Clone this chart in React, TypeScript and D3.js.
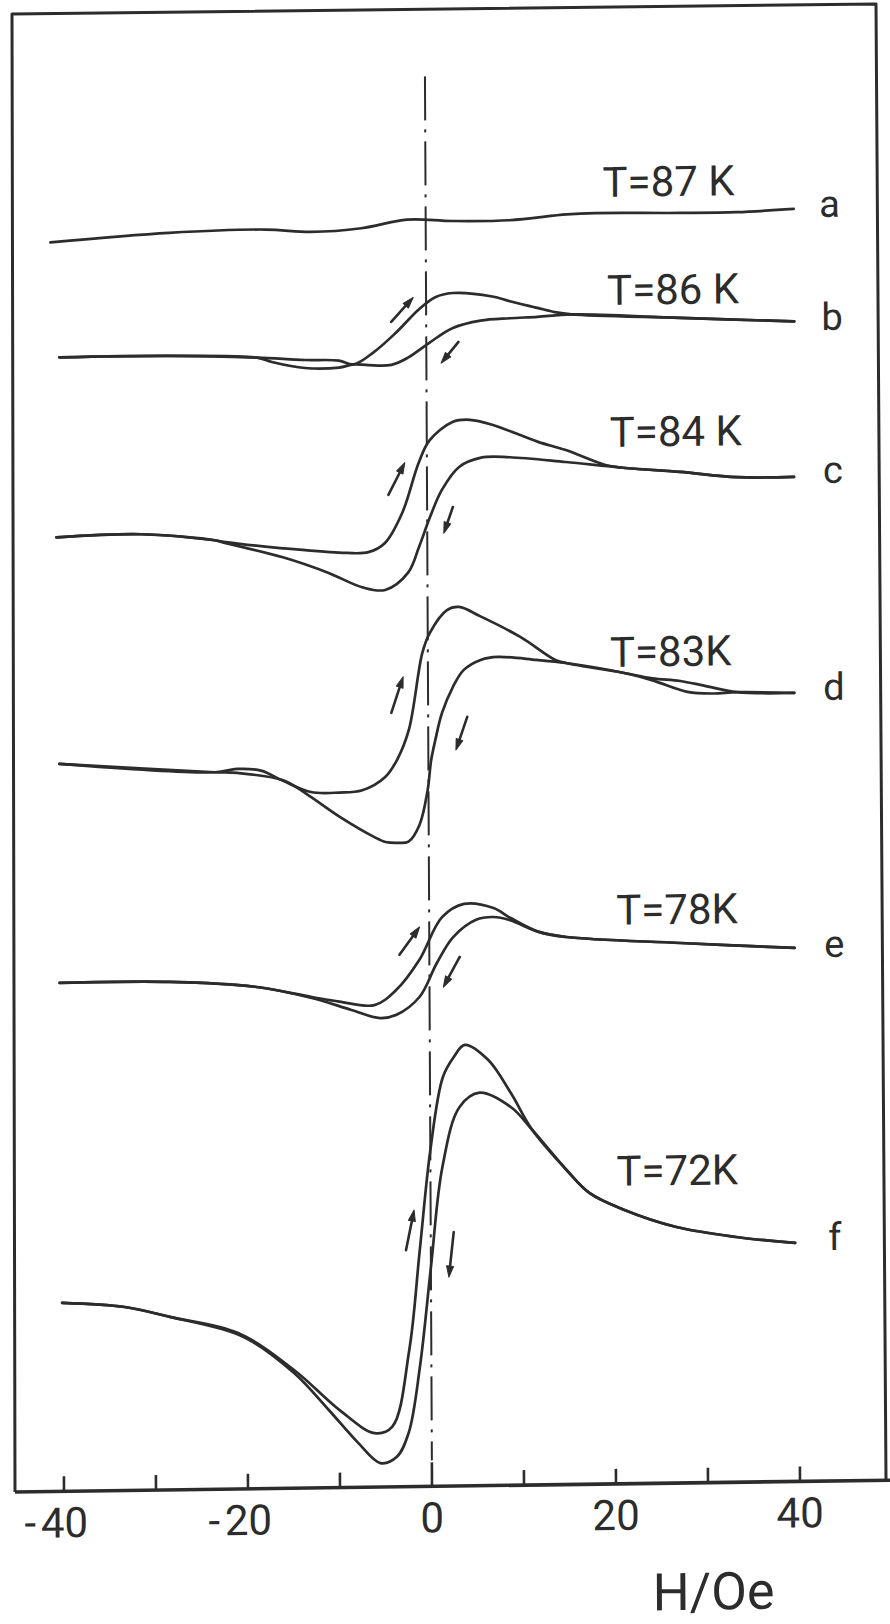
import React from "react";
import * as d3 from "d3";

type Pt = [number, number];

// ---------- data (H in Oe, signal in arbitrary stacked units) ----------
const xTicks = [-40, -30, -20, -10, 0, 10, 20, 30, 40];
const xTickLabels = [-40, -20, 0, 20, 40];
const curveLetters = ["a", "b", "c", "d", "e", "f"];
const tempLabels = ["T=87 K", "T=86 K", "T=84 K", "T=83K", "T=78K", "T=72K"];

const curveA: Pt[] = [[-40.8,124.9],[-27.9,125.7],[-17.4,125.9],[-12.5,125.6],[-7.0,125.9],[-2.0,126.7],[2.9,126.5],[9.1,126.5],[15.3,127.0],[18.4,127.1],[27.6,127.0],[33.8,127.0],[40.0,127.25]];

const curveBUp: Pt[] = [[-39.9,113.4],[-28.0,113.4],[-18.4,113.1],[-13.2,112.8],[-9.5,112.7],[-7.9,112.3],[-5.7,113.5],[-3.3,115.4],[-0.8,117.7],[1.0,118.9],[2.9,119.3],[7.2,118.9],[9.1,118.4],[12.1,117.7],[14.0,117.25],[15.8,117.0],[27.6,116.5],[40.0,116.0]];
const curveBDown: Pt[] = [[-39.9,113.4],[-28.0,113.4],[-18.4,113.1],[-16.8,112.65],[-13.2,112.0],[-9.5,112.0],[-7.9,112.3],[-6.3,112.2],[-3.8,112.2],[-2.0,112.9],[0.4,114.4],[2.9,115.8],[5.9,116.5],[9.1,116.7],[12.1,116.8],[15.8,117.0],[27.6,116.5],[40.0,116.0]];

const curveCUp: Pt[] = [[-40.3,95.4],[-31.1,95.6],[-23.1,94.9],[-21.9,94.7],[-15.7,94.0],[-9.6,93.5],[-6.4,93.5],[-4.6,94.4],[-2.7,97.4],[-0.9,102.35],[0.3,104.6],[2.8,106.4],[4.7,106.6],[7.2,106.05],[12.1,104.3],[15.1,103.45],[19.4,101.9],[21.3,101.6],[27.5,101.1],[33.7,100.5],[39.9,100.45]];
const curveCDown: Pt[] = [[-40.3,95.4],[-31.1,95.6],[-23.1,94.9],[-21.9,94.6],[-15.7,93.1],[-10.8,91.5],[-7.1,90.0],[-4.6,89.7],[-2.1,91.4],[-0.9,93.95],[0.3,96.9],[1.6,99.6],[3.5,101.9],[5.9,102.8],[9.0,102.8],[15.1,102.25],[21.3,101.6],[27.5,101.1],[33.7,100.5],[39.9,100.45]];

const curveDUp: Pt[] = [[-40.1,72.75],[-23.2,71.7],[-20.8,72.0],[-18.2,71.8],[-15.8,70.75],[-12.8,69.6],[-9.7,69.5],[-7.2,69.7],[-4.7,71.0],[-3.4,72.7],[-2.1,75.7],[-0.6,83.35],[0.2,85.3],[2.1,87.6],[3.4,87.9],[5.8,86.9],[10.1,84.8],[13.8,82.5],[15.0,82.15],[21.2,81.1],[24.4,80.5],[27.4,80.2],[30.0,79.7],[33.6,79.0],[39.8,78.85]];
const curveDDown: Pt[] = [[-40.1,72.75],[-23.2,71.7],[-20.8,71.6],[-15.8,70.8],[-13.4,69.5],[-9.7,67.1],[-5.9,65.0],[-4.7,64.5],[-3.5,64.4],[-2.2,64.5],[-1.0,66.15],[-0.1,69.6],[0.3,72.6],[0.76,74.6],[1.5,77.3],[2.7,79.9],[3.9,81.6],[5.8,82.6],[7.6,82.85],[11.8,82.5],[15.0,82.15],[21.2,81.1],[24.4,80.3],[28.2,79.1],[31.0,78.9],[33.6,79.0],[39.8,78.85]];

const curveEUp: Pt[] = [[-40.2,50.85],[-28.3,50.8],[-19.0,50.2],[-12.8,49.1],[-9.8,48.6],[-6.0,48.2],[-3.6,49.7],[-1.1,52.65],[1.4,56.9],[3.8,58.2],[7.0,57.75],[8.8,56.75],[11.9,55.3],[14.9,54.75],[27.3,54.0],[39.7,53.35]];
const curveEDown: Pt[] = [[-40.2,50.85],[-28.3,50.8],[-19.0,50.2],[-12.8,49.0],[-8.5,47.75],[-5.4,46.9],[-3.6,47.2],[-1.1,48.95],[0.8,52.3],[2.6,54.9],[5.1,56.6],[7.0,56.85],[8.8,56.5],[11.9,55.3],[14.9,54.75],[27.3,54.0],[39.7,53.35]];

const curveFUp: Pt[] = [[-40.1,18.85],[-33.3,18.35],[-28.4,17.3],[-21.0,15.6],[-14.9,11.8],[-10.0,7.75],[-6.2,5.4],[-4.3,6.0],[-2.4,13.65],[-1.2,23.65],[0.0,33.6],[1.4,40.9],[2.6,42.9],[3.8,44.1],[6.3,42.6],[8.8,39.2],[11.1,35.5],[14.8,31.45],[17.3,29.1],[21.0,27.4],[26.7,25.6],[33.4,24.5],[39.6,23.85]];
const curveFDown: Pt[] = [[-40.1,18.85],[-33.3,18.35],[-28.4,17.3],[-20.4,15.2],[-14.9,11.5],[-11.2,7.8],[-8.0,4.45],[-5.6,2.4],[-3.8,3.0],[-2.5,5.4],[-1.25,11.95],[0.0,21.9],[1.3,31.9],[3.2,37.9],[5.4,39.3],[8.8,37.8],[11.1,35.5],[14.8,31.45],[17.3,29.1],[21.0,27.4],[26.7,25.6],[33.4,24.5],[39.6,23.85]];

// sweep-direction arrows: [from, to]
const sweepArrows: [Pt, Pt][] = [
  [[-3.8,116.5],[-1.4,118.9]], [[3.5,114.4],[1.6,112.3]],
  [[-4.2,99.2],[-2.4,102.4]], [[2.8,97.9],[1.8,95.3]],
  [[-4.0,77.4],[-2.7,81.0]], [[4.25,76.9],[3.0,73.6]],
  [[-3.25,53.2],[-1.05,55.95]], [[3.3,52.9],[1.5,49.9]],
  [[-2.7,23.65],[-1.8,27.65]], [[2.5,25.4],[1.95,20.9]],
];

// ---------- layout ----------
const W = 890, H = 1624;
const INK = "#2c2c2c";
const FONT = "Roboto, 'DejaVu Sans', Arial, sans-serif";
const tempLabelPos: Pt[] = [[609,205],[613,313],[615,455],[614,675],[619,933],[618,1194]];
const letterPos: Pt[] = [[836,228],[838,341],[838,494],[838,711],[837,968],[836,1261]];

const x = d3.scaleLinear().domain([-40, 40]).range([64, 800]);
const y = d3.scaleLinear().domain([0, 147.8]).range([1492, 14]);
const axisY = 1492;

const line = d3.line<Pt>().x(d => x(d[0])).y(d => y(d[1])).curve(d3.curveCatmullRom.alpha(0.5));

const traces: Pt[][] = [curveA, curveBUp, curveBDown, curveCUp, curveCDown, curveDUp, curveDDown, curveEUp, curveEDown, curveFUp, curveFDown];

function Arrow({ from, to }: { from: Pt; to: Pt }) {
  const x1 = x(from[0]), y1 = y(from[1]), x2 = x(to[0]), y2 = y(to[1]);
  const ang = Math.atan2(y2 - y1, x2 - x1);
  const hl = 11, hw = 3.5;
  const bx = x2 - hl * Math.cos(ang), by = y2 - hl * Math.sin(ang);
  const px = -Math.sin(ang) * hw, py = Math.cos(ang) * hw;
  return (
    <g>
      <line x1={x1} y1={y1} x2={bx} y2={by} stroke={INK} strokeWidth={2.6} strokeLinecap="round" />
      <path d={`M${x2},${y2}L${bx + px},${by + py}L${bx - px},${by - py}Z`} fill={INK} stroke={INK} strokeWidth={1} strokeLinejoin="round" />
    </g>
  );
}

export default function App() {
  const skew = `matrix(1,-0.0135,0.005,1,${-0.005 * 1492},${0.0135 * 15})`;
  return (
    <svg width={W} height={H} style={{ position: "absolute", left: 0, top: 0, background: "#fff" }}>
      <rect x={0} y={0} width={W} height={H} fill="#fff" />
      {/* frame (scanned, slightly tilted) */}
      <path d="M15,1492 L12,14 L876,4 L886,1480" fill="none" stroke={INK} strokeWidth={3} strokeLinejoin="round" />
      <g transform={skew}>
        {/* bottom axis */}
        <line x1={15} y1={axisY} x2={890} y2={axisY} stroke={INK} strokeWidth={3.6} />
        {xTicks.map(t => (
          <line key={t} x1={x(t)} x2={x(t)} y1={axisY} y2={axisY - (t === 0 ? 24 : 15)} stroke={INK} strokeWidth={2.6} />
        ))}
        {xTickLabels.map(v => (
          <text key={v} x={x(v) + (v < 0 ? 24 : 0)} y={1538} textAnchor={v < 0 ? "end" : "middle"}
            fontFamily={FONT} fontSize={42} fill={INK}>
            {v < 0 ? <><tspan>-</tspan><tspan dx={5}>{Math.abs(v)}</tspan></> : String(v)}
          </text>
        ))}
        <text x={652} y={1619} fontFamily={FONT} fontSize={52} fill={INK}>H/Oe</text>

        {/* zero-field dash-dot line */}
        <line x1={x(0)} x2={x(0)} y1={82} y2={1466} stroke={INK} strokeWidth={2} strokeDasharray="44 9 3 9" />

        {/* traces */}
        {traces.map((tr, i) => (
          <path key={i} d={line(tr) || ""} fill="none" stroke={INK} strokeWidth={2.7} strokeLinejoin="round" strokeLinecap="round" />
        ))}
        {sweepArrows.map((a, i) => <Arrow key={i} from={a[0]} to={a[1]} />)}

        {/* labels */}
        {tempLabels.map((t, i) => (
          <text key={t} x={tempLabelPos[i][0]} y={tempLabelPos[i][1]} fontFamily={FONT} fontSize={42} fill={INK}>{t}</text>
        ))}
        {curveLetters.map((l, i) => (
          <text key={l} x={letterPos[i][0]} y={letterPos[i][1]} textAnchor="middle" fontFamily={FONT} fontSize={38} fill={INK}>{l}</text>
        ))}
      </g>
    </svg>
  );
}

WORK TO BE COMPLETED: Copy all lines from the material that include "React".

FINISHED TASK:
Clone this chart in React, TypeScript and D3.js.
import React from "react";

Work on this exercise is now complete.